A história começa com o indivíduo num bem-estar que progressivamente vai sendo posto em causa e acaba com o seu sacrifício em nome do bem colectivo. A ideia era que fosse de um extremo ao outro, fechando-se novamente num acto solitário?
A ideia é o que está por trás da revolta. No fundo, estamos aqui, em termos psicológicos, a pensar o que pode levar à revolta. Estamos a criar uma ficção, um percurso, que a possa explicar. Há uma vida confortável, sem grandes angústias, sem grandes problemas existenciais, mas que esta situação poderá levar a que se torne um ser violento. Se a sua existência é satisfeita pelo conforto da sua solidão, o que o pode levar à rua, o que o pode tirar do casulo, do seu espaço, e levá-lo a misturar-se e a partilhar com os outros, a um ponto tal que pode anular tudo e ir à revolta mais extrema — afrontar o inimigo? É este questionamento que a narrativa faz.

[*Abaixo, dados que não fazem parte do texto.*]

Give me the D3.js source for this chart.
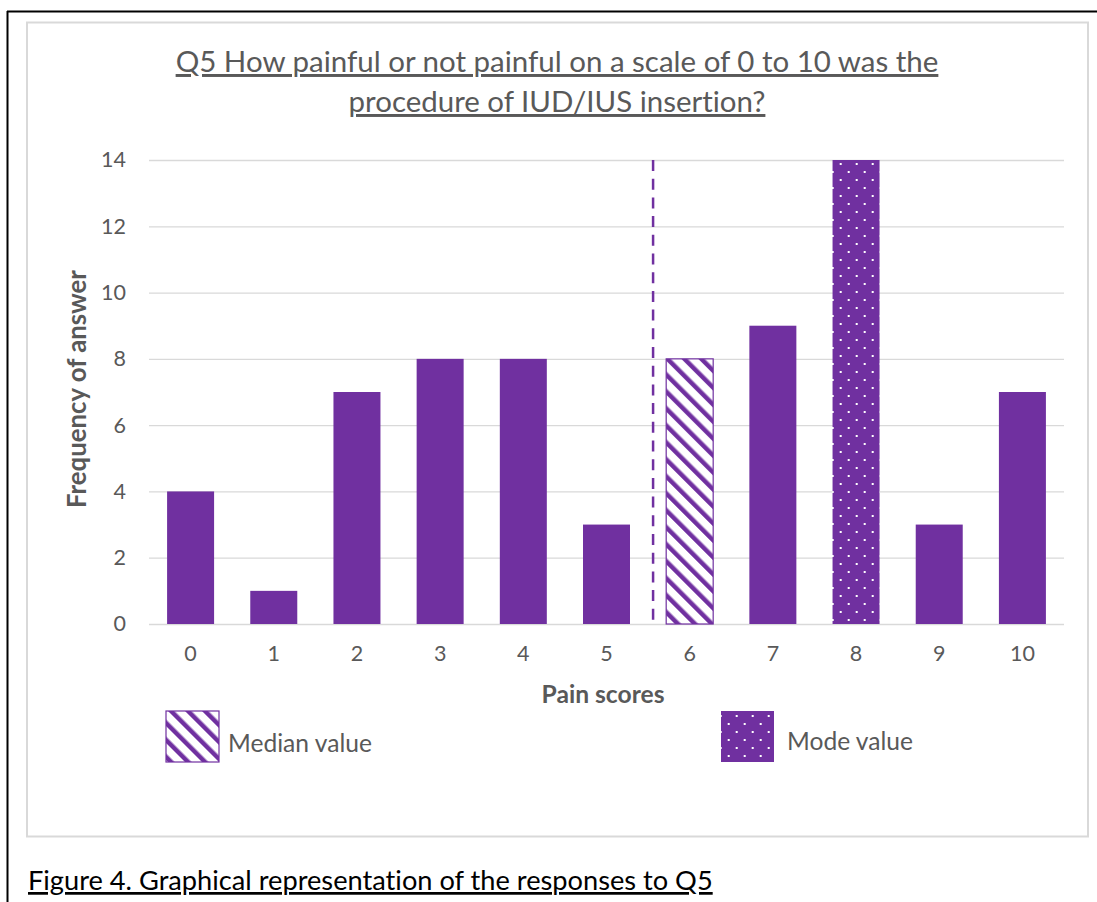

Isso é aplicável também ao papel que os Mão Morta têm na vossa vida, no sentido de poder funcionar como garantia de que não se acomodam e mantêm alguma inquietude?
A rotina e o acomodamento são muito normais numa banda ou num indivíduo. Quando estamos confortáveis, a preguiça leva-nos a prolongar esse conforto e a entrar em actos rotineiros porque não nos levantam questões. Sabemos que isso é intrínseco ao ser humano, mas também sabemos que traz o tédio, o desinteresse e esvazia-nos de vida. Tanto enquanto indivíduos quanto enquanto grupo, lutamos contra nós próprios, contra as nossas tendências naturais. Temos de o fazer pela nossa própria sobrevivência. O nosso percurso é feito disso, da procura de não fazermos igual. Mas esta história não é propriamente uma metáfora de nós.